The United States “is barely keeping a lid on this problem, and when you remove that, when you remove all of those enablers that help keep these jihadists from overrunning countries or overrunning regions, then you are giving them an advantage,” said Bill Roggio, a former soldier and editor of the Foundation for Defense of Democracies’ Long War Journal, which publishes reporting and analysis of global counterterrorism efforts.

The U.S. military can fly drones out of Niger’s capital, Niamey, and it set up another air base hundreds of kilometers away, in Agadez, to extend the reach of its surveillance and reconnaissance missions in the volatile Lake Chad Basin area of Cameroon, Chad, Niger and Nigeria. The U.S. has flown intelligence, reconnaissance, and surveillance drone missions out of Agadez since 2019.

Limiting those missions has a “significant effect” on the military’s ability to conduct counterterror operations, according to retired Marine Gen. Frank McKenzie, the former commander of U.S. military operations in the Middle East.

“It reduces your ability to find targets. It reduces your ability to go to the final stages when you’re going to be able to attack,” he told VOA.
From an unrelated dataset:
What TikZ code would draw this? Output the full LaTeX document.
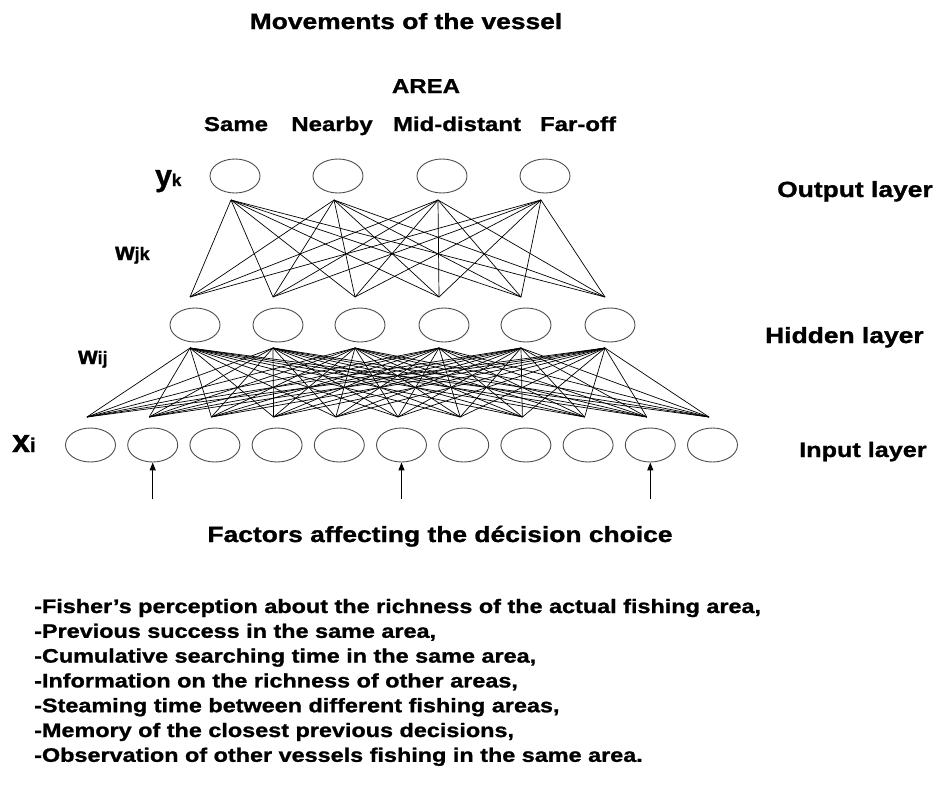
\documentclass[tikz,border=0pt]{standalone}
\usepackage{fontspec}
\setmainfont{Liberation Sans}[FakeStretch=1.2, BoldFeatures={FakeBold=1.2}]
\newfontfamily\plainsf{Liberation Sans}[BoldFeatures={FakeBold=1.2}]
\usetikzlibrary{shapes.geometric,arrows.meta}
\newcommand\fsz[1]{\fontsize{#1}{#1}\selectfont}
\begin{document}
\begin{tikzpicture}[x=1pt,y=-1pt,
  neuron/.style={draw=black!70, line width=0.9pt, ellipse, minimum width=50pt, minimum height=34pt, inner sep=0pt},
  lbl/.style={inner sep=0pt, text=black},
  wire/.style={line width=0.7pt, draw=black},
  feed/.style={line width=1pt, -{Triangle[length=8pt,width=6pt]}}]
\useasboundingbox (0,0) rectangle (939,787);

% output layer
\foreach \k/\x in {1/235,2/338,3/442,4/545}{
  \node[neuron] (o\k) at (\x,176) {};
  \coordinate (ob\k) at (\x-4,200);
}
% hidden layer
\foreach \k/\x in {1/195,2/278,3/360,4/444,5/526,6/610}{
  \node[neuron] (h\k) at (\x,325) {};
  \coordinate (ht\k) at (\x-5,297);
  \coordinate (hb\k) at (\x-5,348);
}
% input layer
\foreach \k in {1,...,11}{
  \pgfmathsetmacro\xx{90.5+62.2*(\k-1)}
  \node[neuron] (i\k) at (\xx,445) {};
  \coordinate (it\k) at (\xx-3.5,417);
}
% weights
\foreach \a in {1,...,4}{\foreach \b in {1,...,6}{\draw[wire] (ob\a) -- (ht\b);}}
\foreach \a in {1,...,6}{\foreach \b in {1,...,11}{\draw[wire] (hb\a) -- (it\b);}}

% input arrows
\foreach \k in {2,6,10}{
  \coordinate (s\k) at ([yshift=-37pt]i\k.south);
  \draw[feed] (s\k) -- (i\k.south);
}

% texts
\node[lbl, anchor=base, font=\bfseries\fsz{22}] (title) at (406,29) {Movements of the vessel};
\node[lbl, anchor=base, font=\bfseries\fsz{20}] (area) at (426,93) {AREA};
\node[lbl, anchor=base, font=\bfseries\fsz{20}] (same) at (236,131) {Same};
\node[lbl, anchor=base, font=\bfseries\fsz{20}] (nearby) at (332,131) {Nearby};
\node[lbl, anchor=base, font=\bfseries\fsz{20}] (mid) at (457,131) {Mid-distant};
\node[lbl, anchor=base, font=\bfseries\fsz{20}] (far) at (578,131) {Far-off};

\node[lbl, anchor=base west, font=\bfseries\fsz{22}] (outl) at (777,197) {Output layer};
\node[lbl, anchor=base west, font=\bfseries\fsz{22}] (hidl) at (765,343) {Hidden layer};
\node[lbl, anchor=base west, font=\bfseries\fsz{21}] (inl) at (799,457) {Input layer};

\node[lbl, anchor=base west] (yk) at (155,186) {\plainsf\bfseries\fsz{30}y\fsz{17}k};
\node[lbl, anchor=base west] (wjk) at (115,260) {\plainsf\bfseries\fsz{25}w\fsz{18}jk};
\node[lbl, anchor=base west] (wij) at (78,364) {\plainsf\bfseries\fsz{25}w\fsz{18}ij};
\node[lbl, anchor=base west] (xi) at (12,452) {\plainsf\bfseries\fsz{32}x\fsz{20}i};

\node[lbl, anchor=base, font=\bfseries\fsz{22}] (factors) at (440,542) {Factors affecting the décision choice};

\foreach \n/\t [count=\j from 0] in {
  f1/{-Fisher’s perception about the richness of the actual fishing area,},
  f2/{-Previous success in the same area,},
  f3/{-Cumulative searching time in  the same area,},
  f4/{-Information on the richness of other areas,},
  f5/{-Steaming time between different fishing areas,},
  f6/{-Memory of the closest previous decisions,},
  f7/{-Observation of other vessels fishing in the same area.}}{
  \node[lbl, anchor=base west, font=\bfseries\fsz{19.5}] (\n) at (34,613+24.8*\j) {\t};
}
\end{tikzpicture}
\end{document}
The jihadist threat is twofold, not only can jihadists use these countries as a hub to try to attack the West and Western interests, they also wreak havoc on local populations.

At least 17 Nigerien soldiers were killed in an attack by armed groups near the Malian border last month, according to Niger’s Defense Ministry.

The Islamist threat has been growing in neighboring Mali, which has been run by military leaders since a 2020 coup, despite claims by Mali’s military that Russian Wagner Group mercenaries are turning the tide of their campaign.

Roggio told VOA he worries that the political discord in the region is setting up West Africa as the next place for a country to fall under jihadist control.

“If the U.S. is not able to fly counterterrorism missions from Niger, is Mali the next state to fall after Afghanistan?” Roggio asked.

Air space reopened, U.S. forces repositioning

Earlier this week, a spokesman for Niger’s military leaders said they had decided to reopen the country’s airspace to all commercial flights, ending a closure that had been in place since they took control of the government Aug. 6.

However, a U.S. military official told VOA that the change to commercial flight access had not “normalized” U.S. drone flight frequencies this week.

News of the U.S. military’s drone limitations comes as the Pentagon said it was repositioning some of its troops and military equipment within Niger from a base in Niamey to the Agadez base.

“There’s no perceived threat, in terms of any threat to U.S. troops, and no threat of violence on the ground. This is simply a precautionary measure,” deputy Pentagon press secretary Sabrina Singh said Thursday.

The Agadez base, known as Air Base 201, is controlled by Nigerien forces. As of 2019, the U.S. military had exclusive rights to about 20% of the compound.

There are about 1,100 U.S. military personnel in Niger, according to the Pentagon.

Singh said the repositioning of U.S. forces in Niger was “ongoing right now.”